*Information provided*
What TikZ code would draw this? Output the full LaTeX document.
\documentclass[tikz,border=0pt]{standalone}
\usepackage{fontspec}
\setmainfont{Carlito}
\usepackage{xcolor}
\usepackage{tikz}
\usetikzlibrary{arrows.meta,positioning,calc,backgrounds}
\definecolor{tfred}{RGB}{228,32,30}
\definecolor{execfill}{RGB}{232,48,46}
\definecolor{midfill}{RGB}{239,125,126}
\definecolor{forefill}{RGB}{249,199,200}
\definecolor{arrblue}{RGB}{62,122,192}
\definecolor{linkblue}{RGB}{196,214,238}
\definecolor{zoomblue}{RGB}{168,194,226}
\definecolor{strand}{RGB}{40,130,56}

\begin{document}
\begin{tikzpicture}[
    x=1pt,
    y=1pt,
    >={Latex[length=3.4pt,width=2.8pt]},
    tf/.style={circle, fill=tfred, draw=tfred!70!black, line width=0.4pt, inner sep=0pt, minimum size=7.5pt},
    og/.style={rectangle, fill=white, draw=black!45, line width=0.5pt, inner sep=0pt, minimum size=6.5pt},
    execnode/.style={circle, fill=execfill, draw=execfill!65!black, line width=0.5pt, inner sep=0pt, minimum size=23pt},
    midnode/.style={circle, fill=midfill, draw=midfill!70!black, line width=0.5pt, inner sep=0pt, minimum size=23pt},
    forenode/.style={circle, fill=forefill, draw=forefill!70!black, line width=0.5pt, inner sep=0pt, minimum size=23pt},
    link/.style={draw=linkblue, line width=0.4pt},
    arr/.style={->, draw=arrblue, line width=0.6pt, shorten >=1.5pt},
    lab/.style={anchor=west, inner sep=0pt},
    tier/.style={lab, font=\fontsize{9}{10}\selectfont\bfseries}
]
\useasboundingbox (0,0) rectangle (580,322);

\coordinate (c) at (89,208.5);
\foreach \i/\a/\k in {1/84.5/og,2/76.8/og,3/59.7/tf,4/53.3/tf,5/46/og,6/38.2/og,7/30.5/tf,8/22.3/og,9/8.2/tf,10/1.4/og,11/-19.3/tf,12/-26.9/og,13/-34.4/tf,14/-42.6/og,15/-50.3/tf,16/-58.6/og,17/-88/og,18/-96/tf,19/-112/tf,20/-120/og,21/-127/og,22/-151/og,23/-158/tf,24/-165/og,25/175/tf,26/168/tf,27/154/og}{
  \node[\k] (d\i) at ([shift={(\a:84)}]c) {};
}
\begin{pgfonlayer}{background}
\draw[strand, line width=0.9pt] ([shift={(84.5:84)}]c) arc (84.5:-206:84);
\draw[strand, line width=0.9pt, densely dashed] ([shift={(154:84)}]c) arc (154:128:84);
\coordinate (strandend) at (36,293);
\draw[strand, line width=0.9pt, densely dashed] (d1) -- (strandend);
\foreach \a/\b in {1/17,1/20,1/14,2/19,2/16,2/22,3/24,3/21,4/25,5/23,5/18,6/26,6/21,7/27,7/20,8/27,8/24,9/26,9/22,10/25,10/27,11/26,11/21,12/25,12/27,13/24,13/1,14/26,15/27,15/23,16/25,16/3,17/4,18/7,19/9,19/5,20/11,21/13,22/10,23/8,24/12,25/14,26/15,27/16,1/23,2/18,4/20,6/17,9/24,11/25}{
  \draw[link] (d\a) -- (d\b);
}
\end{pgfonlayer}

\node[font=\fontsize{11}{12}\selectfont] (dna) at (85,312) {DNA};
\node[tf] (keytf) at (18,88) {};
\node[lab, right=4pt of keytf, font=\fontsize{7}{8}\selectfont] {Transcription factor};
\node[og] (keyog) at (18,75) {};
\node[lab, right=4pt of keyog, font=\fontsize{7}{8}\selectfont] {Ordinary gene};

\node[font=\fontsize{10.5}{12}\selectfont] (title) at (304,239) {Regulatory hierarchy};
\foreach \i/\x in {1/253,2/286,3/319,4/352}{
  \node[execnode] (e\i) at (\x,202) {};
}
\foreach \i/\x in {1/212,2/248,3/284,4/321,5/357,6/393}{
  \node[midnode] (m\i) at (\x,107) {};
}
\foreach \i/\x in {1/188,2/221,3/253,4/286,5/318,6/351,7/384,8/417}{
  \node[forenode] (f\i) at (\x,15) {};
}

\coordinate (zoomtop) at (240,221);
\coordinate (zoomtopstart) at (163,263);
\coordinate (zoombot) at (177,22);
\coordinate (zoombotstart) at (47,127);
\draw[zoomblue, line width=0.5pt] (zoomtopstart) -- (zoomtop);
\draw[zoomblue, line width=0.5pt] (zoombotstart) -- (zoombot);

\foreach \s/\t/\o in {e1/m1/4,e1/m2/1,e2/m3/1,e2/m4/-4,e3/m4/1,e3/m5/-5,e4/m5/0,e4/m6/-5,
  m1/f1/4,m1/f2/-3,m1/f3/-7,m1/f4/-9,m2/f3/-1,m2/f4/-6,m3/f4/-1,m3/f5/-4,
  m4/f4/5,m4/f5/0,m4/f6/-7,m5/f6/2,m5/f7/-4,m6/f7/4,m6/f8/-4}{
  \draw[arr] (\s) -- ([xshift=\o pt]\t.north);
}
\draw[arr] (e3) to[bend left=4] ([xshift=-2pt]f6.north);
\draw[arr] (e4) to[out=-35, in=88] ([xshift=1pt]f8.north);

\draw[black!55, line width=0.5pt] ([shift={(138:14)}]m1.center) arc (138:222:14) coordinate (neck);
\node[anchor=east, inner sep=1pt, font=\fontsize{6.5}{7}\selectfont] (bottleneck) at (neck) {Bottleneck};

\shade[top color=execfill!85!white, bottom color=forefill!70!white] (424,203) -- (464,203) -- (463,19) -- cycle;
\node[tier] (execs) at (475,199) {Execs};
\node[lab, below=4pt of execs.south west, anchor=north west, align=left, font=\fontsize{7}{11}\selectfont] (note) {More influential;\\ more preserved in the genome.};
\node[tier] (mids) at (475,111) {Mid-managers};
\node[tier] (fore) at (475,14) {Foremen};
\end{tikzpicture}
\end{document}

*Challenge*
Copy the data above exactly. Every line must be included.

*Task result*
What TikZ code would draw this? Output the full LaTeX document.
\documentclass[tikz,border=0pt]{standalone}
\usepackage{fontspec}
\setmainfont{Carlito}
\usepackage{xcolor}
\usepackage{tikz}
\usetikzlibrary{arrows.meta,positioning,calc,backgrounds}
\definecolor{tfred}{RGB}{228,32,30}
\definecolor{execfill}{RGB}{232,48,46}
\definecolor{midfill}{RGB}{239,125,126}
\definecolor{forefill}{RGB}{249,199,200}
\definecolor{arrblue}{RGB}{62,122,192}
\definecolor{linkblue}{RGB}{196,214,238}
\definecolor{zoomblue}{RGB}{168,194,226}
\definecolor{strand}{RGB}{40,130,56}

\begin{document}
\begin{tikzpicture}[
    x=1pt,
    y=1pt,
    >={Latex[length=3.4pt,width=2.8pt]},
    tf/.style={circle, fill=tfred, draw=tfred!70!black, line width=0.4pt, inner sep=0pt, minimum size=7.5pt},
    og/.style={rectangle, fill=white, draw=black!45, line width=0.5pt, inner sep=0pt, minimum size=6.5pt},
    execnode/.style={circle, fill=execfill, draw=execfill!65!black, line width=0.5pt, inner sep=0pt, minimum size=23pt},
    midnode/.style={circle, fill=midfill, draw=midfill!70!black, line width=0.5pt, inner sep=0pt, minimum size=23pt},
    forenode/.style={circle, fill=forefill, draw=forefill!70!black, line width=0.5pt, inner sep=0pt, minimum size=23pt},
    link/.style={draw=linkblue, line width=0.4pt},
    arr/.style={->, draw=arrblue, line width=0.6pt, shorten >=1.5pt},
    lab/.style={anchor=west, inner sep=0pt},
    tier/.style={lab, font=\fontsize{9}{10}\selectfont\bfseries}
]
\useasboundingbox (0,0) rectangle (580,322);

\coordinate (c) at (89,208.5);
\foreach \i/\a/\k in {1/84.5/og,2/76.8/og,3/59.7/tf,4/53.3/tf,5/46/og,6/38.2/og,7/30.5/tf,8/22.3/og,9/8.2/tf,10/1.4/og,11/-19.3/tf,12/-26.9/og,13/-34.4/tf,14/-42.6/og,15/-50.3/tf,16/-58.6/og,17/-88/og,18/-96/tf,19/-112/tf,20/-120/og,21/-127/og,22/-151/og,23/-158/tf,24/-165/og,25/175/tf,26/168/tf,27/154/og}{
  \node[\k] (d\i) at ([shift={(\a:84)}]c) {};
}
\begin{pgfonlayer}{background}
\draw[strand, line width=0.9pt] ([shift={(84.5:84)}]c) arc (84.5:-206:84);
\draw[strand, line width=0.9pt, densely dashed] ([shift={(154:84)}]c) arc (154:128:84);
\coordinate (strandend) at (36,293);
\draw[strand, line width=0.9pt, densely dashed] (d1) -- (strandend);
\foreach \a/\b in {1/17,1/20,1/14,2/19,2/16,2/22,3/24,3/21,4/25,5/23,5/18,6/26,6/21,7/27,7/20,8/27,8/24,9/26,9/22,10/25,10/27,11/26,11/21,12/25,12/27,13/24,13/1,14/26,15/27,15/23,16/25,16/3,17/4,18/7,19/9,19/5,20/11,21/13,22/10,23/8,24/12,25/14,26/15,27/16,1/23,2/18,4/20,6/17,9/24,11/25}{
  \draw[link] (d\a) -- (d\b);
}
\end{pgfonlayer}

\node[font=\fontsize{11}{12}\selectfont] (dna) at (85,312) {DNA};
\node[tf] (keytf) at (18,88) {};
\node[lab, right=4pt of keytf, font=\fontsize{7}{8}\selectfont] {Transcription factor};
\node[og] (keyog) at (18,75) {};
\node[lab, right=4pt of keyog, font=\fontsize{7}{8}\selectfont] {Ordinary gene};

\node[font=\fontsize{10.5}{12}\selectfont] (title) at (304,239) {Regulatory hierarchy};
\foreach \i/\x in {1/253,2/286,3/319,4/352}{
  \node[execnode] (e\i) at (\x,202) {};
}
\foreach \i/\x in {1/212,2/248,3/284,4/321,5/357,6/393}{
  \node[midnode] (m\i) at (\x,107) {};
}
\foreach \i/\x in {1/188,2/221,3/253,4/286,5/318,6/351,7/384,8/417}{
  \node[forenode] (f\i) at (\x,15) {};
}

\coordinate (zoomtop) at (240,221);
\coordinate (zoomtopstart) at (163,263);
\coordinate (zoombot) at (177,22);
\coordinate (zoombotstart) at (47,127);
\draw[zoomblue, line width=0.5pt] (zoomtopstart) -- (zoomtop);
\draw[zoomblue, line width=0.5pt] (zoombotstart) -- (zoombot);

\foreach \s/\t/\o in {e1/m1/4,e1/m2/1,e2/m3/1,e2/m4/-4,e3/m4/1,e3/m5/-5,e4/m5/0,e4/m6/-5,
  m1/f1/4,m1/f2/-3,m1/f3/-7,m1/f4/-9,m2/f3/-1,m2/f4/-6,m3/f4/-1,m3/f5/-4,
  m4/f4/5,m4/f5/0,m4/f6/-7,m5/f6/2,m5/f7/-4,m6/f7/4,m6/f8/-4}{
  \draw[arr] (\s) -- ([xshift=\o pt]\t.north);
}
\draw[arr] (e3) to[bend left=4] ([xshift=-2pt]f6.north);
\draw[arr] (e4) to[out=-35, in=88] ([xshift=1pt]f8.north);

\draw[black!55, line width=0.5pt] ([shift={(138:14)}]m1.center) arc (138:222:14) coordinate (neck);
\node[anchor=east, inner sep=1pt, font=\fontsize{6.5}{7}\selectfont] (bottleneck) at (neck) {Bottleneck};

\shade[top color=execfill!85!white, bottom color=forefill!70!white] (424,203) -- (464,203) -- (463,19) -- cycle;
\node[tier] (execs) at (475,199) {Execs};
\node[lab, below=4pt of execs.south west, anchor=north west, align=left, font=\fontsize{7}{11}\selectfont] (note) {More influential;\\ more preserved in the genome.};
\node[tier] (mids) at (475,111) {Mid-managers};
\node[tier] (fore) at (475,14) {Foremen};
\end{tikzpicture}
\end{document}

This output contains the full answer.